Cocking, on the other hand, is more optimistic about the 2030 targets. “It’s not unachievable but it won’t happen overnight. If you throw enough money at something then you can do almost anything.”
New incentives favoured
Both Cocking and Barnetson are in favour of a new recycling incentive; Barnetson, in particular, says that the EU as a whole needs to make better use of its resources. But he also highlights one of the main dilemmas on behalf of the paper packaging industry.
“We are very conscious of the quality of materials we use and this is something we won’t compromise on,” says Barnetson. “You can almost go too far with recycling and it can become more costly and less beneficial to the environment. It’s about achieving this in an environmentally sensible way.”
Sarah Plant, public and industrial affairs manager for the British Plastics Federation reinforces this idea. “Switching to an output based calculation for recycling plants while simultaneously increasing targets will drive the focus even further away from quality to quantity, the likely result being an increase in exports of waste, an unwelcome prospect for proponents of a circular economy,” she says.
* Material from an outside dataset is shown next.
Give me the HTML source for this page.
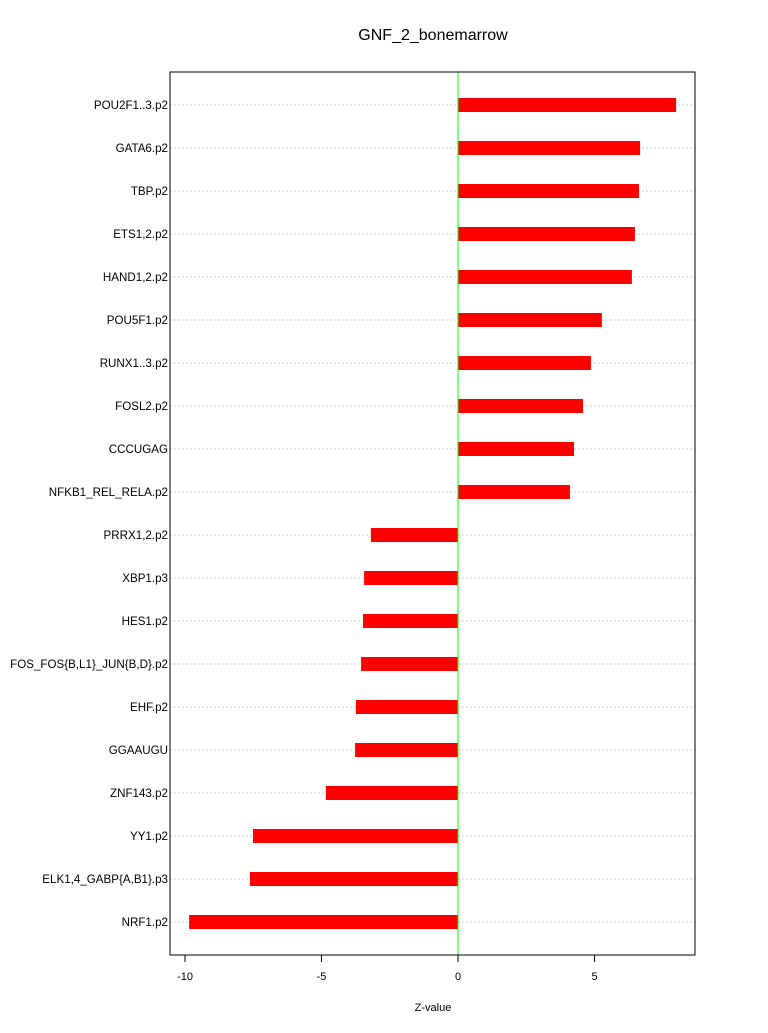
<!DOCTYPE html>
<html><head><meta charset="utf-8"><style>
body{margin:0;background:#fff;}
svg text{font-family:"Liberation Sans",sans-serif;}
</style></head><body>
<svg id="chart" width="768" height="1028" xmlns="http://www.w3.org/2000/svg">
<text x="433" y="40" font-size="16" text-anchor="middle">GNF_2_bonemarrow</text>
<g id="grid"></g>
<g id="bars"></g>
<g id="labels"></g>
<g id="xaxis"></g>
<line x1="458" y1="72" x2="458" y2="955" stroke="#00ff00" stroke-width="1"/>
<rect x="170" y="72" width="525" height="883" fill="none" stroke="#000"/>
<text x="433" y="1011" font-size="11" text-anchor="middle">Z-value</text>
</svg>
<script>
const categories=["POU2F1..3.p2","GATA6.p2","TBP.p2","ETS1,2.p2","HAND1,2.p2","POU5F1.p2","RUNX1..3.p2","FOSL2.p2","CCCUGAG","NFKB1_REL_RELA.p2","PRRX1,2.p2","XBP1.p3","HES1.p2","FOS_FOS{B,L1}_JUN{B,D}.p2","EHF.p2","GGAAUGU","ZNF143.p2","YY1.p2","ELK1,4_GABP{A,B1}.p3","NRF1.p2"];
const values=[7.99,6.67,6.63,6.48,6.37,5.27,4.87,4.58,4.25,4.10,-3.19,-3.44,-3.48,-3.55,-3.74,-3.77,-4.84,-7.51,-7.62,-9.85];
const ticks=[-10,-5,0,5];
const NS="http://www.w3.org/2000/svg";
const xs=v=>458+v*27.3;
const ys=i=>105+i*43;
function mk(t,a,p){const e=document.createElementNS(NS,t);for(const k in a)e.setAttribute(k,a[k]);p.appendChild(e);return e;}
const g=document.getElementById('grid'),b=document.getElementById('bars'),l=document.getElementById('labels'),xa=document.getElementById('xaxis');
categories.forEach((c,i)=>{
 const y=ys(i);
 const gl=mk('line',{x1:170,x2:695,y1:y,y2:y,stroke:'#ccc','stroke-dasharray':'2,2'},g);
 
 
 const v=values[i];
 const r=mk('rect',{x:Math.min(xs(0),xs(v)),y:y-7,width:Math.abs(xs(v)-xs(0)),height:14,fill:'#ff0000'},b);
 
 
 const t=mk('text',{x:168,y:y+4,'font-size':11.6,'text-anchor':'end'},l);
 t.textContent=c;
 
 
});
mk('line',{x1:xs(-10),x2:xs(5),y1:955,y2:955,stroke:'#000'},xa);
ticks.forEach(v=>{
 const tk=mk('line',{x1:xs(v),x2:xs(v),y1:955,y2:962,stroke:'#000'},xa);
 
 
 const t=mk('text',{x:xs(v),y:980,'font-size':11,'text-anchor':'middle'},xa);
 t.textContent=v;
 
 
});
</script>
</body></html>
While some have a more positive outlook on these targets, the general consensus is that the figures are too high. Fortunately, these targets are still in the proposal stage. With Defra lobbying these decisions on behalf of the packaging industry, there is still plenty of time for things to change as it could be 2016 before the levels can be agreed upon and finalised. Expect more debate and discussion over the coming months and years.